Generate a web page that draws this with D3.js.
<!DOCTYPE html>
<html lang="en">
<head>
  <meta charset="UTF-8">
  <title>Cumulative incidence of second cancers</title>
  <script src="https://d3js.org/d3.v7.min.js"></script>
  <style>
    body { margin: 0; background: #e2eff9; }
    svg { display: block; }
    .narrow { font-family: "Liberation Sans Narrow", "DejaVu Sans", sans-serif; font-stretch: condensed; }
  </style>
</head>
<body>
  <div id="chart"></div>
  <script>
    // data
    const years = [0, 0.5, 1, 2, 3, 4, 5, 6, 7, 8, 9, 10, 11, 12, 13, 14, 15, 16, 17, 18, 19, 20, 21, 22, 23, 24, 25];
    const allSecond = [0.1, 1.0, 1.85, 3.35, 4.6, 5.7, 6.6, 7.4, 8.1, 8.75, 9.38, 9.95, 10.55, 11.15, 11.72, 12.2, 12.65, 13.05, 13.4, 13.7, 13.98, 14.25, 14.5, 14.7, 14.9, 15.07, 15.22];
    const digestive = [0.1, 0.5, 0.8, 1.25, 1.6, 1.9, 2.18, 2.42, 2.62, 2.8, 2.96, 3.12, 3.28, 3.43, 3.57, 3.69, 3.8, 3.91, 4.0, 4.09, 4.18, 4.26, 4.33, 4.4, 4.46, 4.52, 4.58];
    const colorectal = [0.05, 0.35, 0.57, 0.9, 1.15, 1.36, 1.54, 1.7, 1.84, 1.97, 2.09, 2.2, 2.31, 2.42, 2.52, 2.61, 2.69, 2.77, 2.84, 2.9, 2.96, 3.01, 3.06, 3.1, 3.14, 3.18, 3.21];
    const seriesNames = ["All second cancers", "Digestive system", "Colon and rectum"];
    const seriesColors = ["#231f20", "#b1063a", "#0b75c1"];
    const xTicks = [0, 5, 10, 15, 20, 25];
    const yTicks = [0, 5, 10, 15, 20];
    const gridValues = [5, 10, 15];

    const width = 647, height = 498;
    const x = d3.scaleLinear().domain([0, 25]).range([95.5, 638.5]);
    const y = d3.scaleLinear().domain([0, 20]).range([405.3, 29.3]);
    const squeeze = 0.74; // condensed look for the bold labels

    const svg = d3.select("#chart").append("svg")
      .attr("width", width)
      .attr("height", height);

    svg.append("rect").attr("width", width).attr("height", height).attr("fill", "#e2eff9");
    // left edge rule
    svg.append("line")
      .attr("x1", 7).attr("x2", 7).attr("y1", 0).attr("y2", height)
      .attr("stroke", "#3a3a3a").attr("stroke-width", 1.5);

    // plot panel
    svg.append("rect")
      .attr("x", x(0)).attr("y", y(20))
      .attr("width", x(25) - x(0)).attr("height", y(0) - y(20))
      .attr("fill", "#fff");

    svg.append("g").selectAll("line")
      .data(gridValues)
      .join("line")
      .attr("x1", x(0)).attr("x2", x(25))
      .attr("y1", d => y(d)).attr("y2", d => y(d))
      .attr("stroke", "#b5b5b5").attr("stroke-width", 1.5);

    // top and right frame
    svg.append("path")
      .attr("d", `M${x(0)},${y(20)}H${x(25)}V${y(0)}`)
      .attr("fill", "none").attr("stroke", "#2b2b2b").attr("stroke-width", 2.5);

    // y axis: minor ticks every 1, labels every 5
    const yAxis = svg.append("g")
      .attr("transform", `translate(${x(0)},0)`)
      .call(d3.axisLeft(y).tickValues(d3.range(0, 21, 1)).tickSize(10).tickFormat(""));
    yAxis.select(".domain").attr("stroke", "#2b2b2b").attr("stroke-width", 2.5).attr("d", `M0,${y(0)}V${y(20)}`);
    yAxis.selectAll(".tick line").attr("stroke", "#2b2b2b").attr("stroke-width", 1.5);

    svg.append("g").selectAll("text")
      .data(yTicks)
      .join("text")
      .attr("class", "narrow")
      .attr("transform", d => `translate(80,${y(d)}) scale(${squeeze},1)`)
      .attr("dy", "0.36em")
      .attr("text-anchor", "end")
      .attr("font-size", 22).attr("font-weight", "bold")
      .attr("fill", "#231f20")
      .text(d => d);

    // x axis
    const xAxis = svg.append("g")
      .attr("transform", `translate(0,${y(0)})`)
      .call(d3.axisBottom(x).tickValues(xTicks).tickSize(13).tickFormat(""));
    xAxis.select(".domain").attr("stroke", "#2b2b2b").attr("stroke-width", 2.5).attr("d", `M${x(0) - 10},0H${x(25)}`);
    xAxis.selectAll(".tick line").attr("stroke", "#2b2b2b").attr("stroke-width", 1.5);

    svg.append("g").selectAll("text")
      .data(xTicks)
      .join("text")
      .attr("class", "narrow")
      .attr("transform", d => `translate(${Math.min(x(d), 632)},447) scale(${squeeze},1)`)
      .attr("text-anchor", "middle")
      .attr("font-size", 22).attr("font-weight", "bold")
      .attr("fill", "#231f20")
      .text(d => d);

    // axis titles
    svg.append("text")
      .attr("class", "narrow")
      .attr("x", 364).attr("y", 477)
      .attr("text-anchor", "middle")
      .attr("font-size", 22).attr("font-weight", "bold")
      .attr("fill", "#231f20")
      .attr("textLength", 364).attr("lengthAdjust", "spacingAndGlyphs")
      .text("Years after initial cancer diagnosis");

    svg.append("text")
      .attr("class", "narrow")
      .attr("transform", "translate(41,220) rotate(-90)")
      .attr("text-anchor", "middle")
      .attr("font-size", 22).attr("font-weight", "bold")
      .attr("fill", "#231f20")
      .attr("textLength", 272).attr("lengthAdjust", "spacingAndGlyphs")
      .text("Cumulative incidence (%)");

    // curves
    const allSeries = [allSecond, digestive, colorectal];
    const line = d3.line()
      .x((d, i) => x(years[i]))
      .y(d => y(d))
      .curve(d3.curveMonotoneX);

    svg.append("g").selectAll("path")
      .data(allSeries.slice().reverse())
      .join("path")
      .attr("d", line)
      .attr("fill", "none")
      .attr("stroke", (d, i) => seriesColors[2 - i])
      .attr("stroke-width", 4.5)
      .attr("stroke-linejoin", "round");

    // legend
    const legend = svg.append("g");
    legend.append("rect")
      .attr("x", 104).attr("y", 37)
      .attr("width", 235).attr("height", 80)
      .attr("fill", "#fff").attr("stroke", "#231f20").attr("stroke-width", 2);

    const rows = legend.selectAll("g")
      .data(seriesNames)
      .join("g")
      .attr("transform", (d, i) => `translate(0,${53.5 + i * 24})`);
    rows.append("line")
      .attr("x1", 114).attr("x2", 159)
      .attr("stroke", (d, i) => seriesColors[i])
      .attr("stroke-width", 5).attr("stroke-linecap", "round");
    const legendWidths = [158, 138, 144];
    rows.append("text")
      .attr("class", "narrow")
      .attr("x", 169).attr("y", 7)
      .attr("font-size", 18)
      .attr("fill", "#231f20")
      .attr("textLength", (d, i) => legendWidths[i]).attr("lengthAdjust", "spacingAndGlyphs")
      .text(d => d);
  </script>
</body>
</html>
########
## Problem requirements
Using the data above, reproduce every line exactly.

## Result
Generate a web page that draws this with D3.js.
<!DOCTYPE html>
<html lang="en">
<head>
  <meta charset="UTF-8">
  <title>Cumulative incidence of second cancers</title>
  <script src="https://d3js.org/d3.v7.min.js"></script>
  <style>
    body { margin: 0; background: #e2eff9; }
    svg { display: block; }
    .narrow { font-family: "Liberation Sans Narrow", "DejaVu Sans", sans-serif; font-stretch: condensed; }
  </style>
</head>
<body>
  <div id="chart"></div>
  <script>
    // data
    const years = [0, 0.5, 1, 2, 3, 4, 5, 6, 7, 8, 9, 10, 11, 12, 13, 14, 15, 16, 17, 18, 19, 20, 21, 22, 23, 24, 25];
    const allSecond = [0.1, 1.0, 1.85, 3.35, 4.6, 5.7, 6.6, 7.4, 8.1, 8.75, 9.38, 9.95, 10.55, 11.15, 11.72, 12.2, 12.65, 13.05, 13.4, 13.7, 13.98, 14.25, 14.5, 14.7, 14.9, 15.07, 15.22];
    const digestive = [0.1, 0.5, 0.8, 1.25, 1.6, 1.9, 2.18, 2.42, 2.62, 2.8, 2.96, 3.12, 3.28, 3.43, 3.57, 3.69, 3.8, 3.91, 4.0, 4.09, 4.18, 4.26, 4.33, 4.4, 4.46, 4.52, 4.58];
    const colorectal = [0.05, 0.35, 0.57, 0.9, 1.15, 1.36, 1.54, 1.7, 1.84, 1.97, 2.09, 2.2, 2.31, 2.42, 2.52, 2.61, 2.69, 2.77, 2.84, 2.9, 2.96, 3.01, 3.06, 3.1, 3.14, 3.18, 3.21];
    const seriesNames = ["All second cancers", "Digestive system", "Colon and rectum"];
    const seriesColors = ["#231f20", "#b1063a", "#0b75c1"];
    const xTicks = [0, 5, 10, 15, 20, 25];
    const yTicks = [0, 5, 10, 15, 20];
    const gridValues = [5, 10, 15];

    const width = 647, height = 498;
    const x = d3.scaleLinear().domain([0, 25]).range([95.5, 638.5]);
    const y = d3.scaleLinear().domain([0, 20]).range([405.3, 29.3]);
    const squeeze = 0.74; // condensed look for the bold labels

    const svg = d3.select("#chart").append("svg")
      .attr("width", width)
      .attr("height", height);

    svg.append("rect").attr("width", width).attr("height", height).attr("fill", "#e2eff9");
    // left edge rule
    svg.append("line")
      .attr("x1", 7).attr("x2", 7).attr("y1", 0).attr("y2", height)
      .attr("stroke", "#3a3a3a").attr("stroke-width", 1.5);

    // plot panel
    svg.append("rect")
      .attr("x", x(0)).attr("y", y(20))
      .attr("width", x(25) - x(0)).attr("height", y(0) - y(20))
      .attr("fill", "#fff");

    svg.append("g").selectAll("line")
      .data(gridValues)
      .join("line")
      .attr("x1", x(0)).attr("x2", x(25))
      .attr("y1", d => y(d)).attr("y2", d => y(d))
      .attr("stroke", "#b5b5b5").attr("stroke-width", 1.5);

    // top and right frame
    svg.append("path")
      .attr("d", `M${x(0)},${y(20)}H${x(25)}V${y(0)}`)
      .attr("fill", "none").attr("stroke", "#2b2b2b").attr("stroke-width", 2.5);

    // y axis: minor ticks every 1, labels every 5
    const yAxis = svg.append("g")
      .attr("transform", `translate(${x(0)},0)`)
      .call(d3.axisLeft(y).tickValues(d3.range(0, 21, 1)).tickSize(10).tickFormat(""));
    yAxis.select(".domain").attr("stroke", "#2b2b2b").attr("stroke-width", 2.5).attr("d", `M0,${y(0)}V${y(20)}`);
    yAxis.selectAll(".tick line").attr("stroke", "#2b2b2b").attr("stroke-width", 1.5);

    svg.append("g").selectAll("text")
      .data(yTicks)
      .join("text")
      .attr("class", "narrow")
      .attr("transform", d => `translate(80,${y(d)}) scale(${squeeze},1)`)
      .attr("dy", "0.36em")
      .attr("text-anchor", "end")
      .attr("font-size", 22).attr("font-weight", "bold")
      .attr("fill", "#231f20")
      .text(d => d);

    // x axis
    const xAxis = svg.append("g")
      .attr("transform", `translate(0,${y(0)})`)
      .call(d3.axisBottom(x).tickValues(xTicks).tickSize(13).tickFormat(""));
    xAxis.select(".domain").attr("stroke", "#2b2b2b").attr("stroke-width", 2.5).attr("d", `M${x(0) - 10},0H${x(25)}`);
    xAxis.selectAll(".tick line").attr("stroke", "#2b2b2b").attr("stroke-width", 1.5);

    svg.append("g").selectAll("text")
      .data(xTicks)
      .join("text")
      .attr("class", "narrow")
      .attr("transform", d => `translate(${Math.min(x(d), 632)},447) scale(${squeeze},1)`)
      .attr("text-anchor", "middle")
      .attr("font-size", 22).attr("font-weight", "bold")
      .attr("fill", "#231f20")
      .text(d => d);

    // axis titles
    svg.append("text")
      .attr("class", "narrow")
      .attr("x", 364).attr("y", 477)
      .attr("text-anchor", "middle")
      .attr("font-size", 22).attr("font-weight", "bold")
      .attr("fill", "#231f20")
      .attr("textLength", 364).attr("lengthAdjust", "spacingAndGlyphs")
      .text("Years after initial cancer diagnosis");

    svg.append("text")
      .attr("class", "narrow")
      .attr("transform", "translate(41,220) rotate(-90)")
      .attr("text-anchor", "middle")
      .attr("font-size", 22).attr("font-weight", "bold")
      .attr("fill", "#231f20")
      .attr("textLength", 272).attr("lengthAdjust", "spacingAndGlyphs")
      .text("Cumulative incidence (%)");

    // curves
    const allSeries = [allSecond, digestive, colorectal];
    const line = d3.line()
      .x((d, i) => x(years[i]))
      .y(d => y(d))
      .curve(d3.curveMonotoneX);

    svg.append("g").selectAll("path")
      .data(allSeries.slice().reverse())
      .join("path")
      .attr("d", line)
      .attr("fill", "none")
      .attr("stroke", (d, i) => seriesColors[2 - i])
      .attr("stroke-width", 4.5)
      .attr("stroke-linejoin", "round");

    // legend
    const legend = svg.append("g");
    legend.append("rect")
      .attr("x", 104).attr("y", 37)
      .attr("width", 235).attr("height", 80)
      .attr("fill", "#fff").attr("stroke", "#231f20").attr("stroke-width", 2);

    const rows = legend.selectAll("g")
      .data(seriesNames)
      .join("g")
      .attr("transform", (d, i) => `translate(0,${53.5 + i * 24})`);
    rows.append("line")
      .attr("x1", 114).attr("x2", 159)
      .attr("stroke", (d, i) => seriesColors[i])
      .attr("stroke-width", 5).attr("stroke-linecap", "round");
    const legendWidths = [158, 138, 144];
    rows.append("text")
      .attr("class", "narrow")
      .attr("x", 169).attr("y", 7)
      .attr("font-size", 18)
      .attr("fill", "#231f20")
      .attr("textLength", (d, i) => legendWidths[i]).attr("lengthAdjust", "spacingAndGlyphs")
      .text(d => d);
  </script>
</body>
</html>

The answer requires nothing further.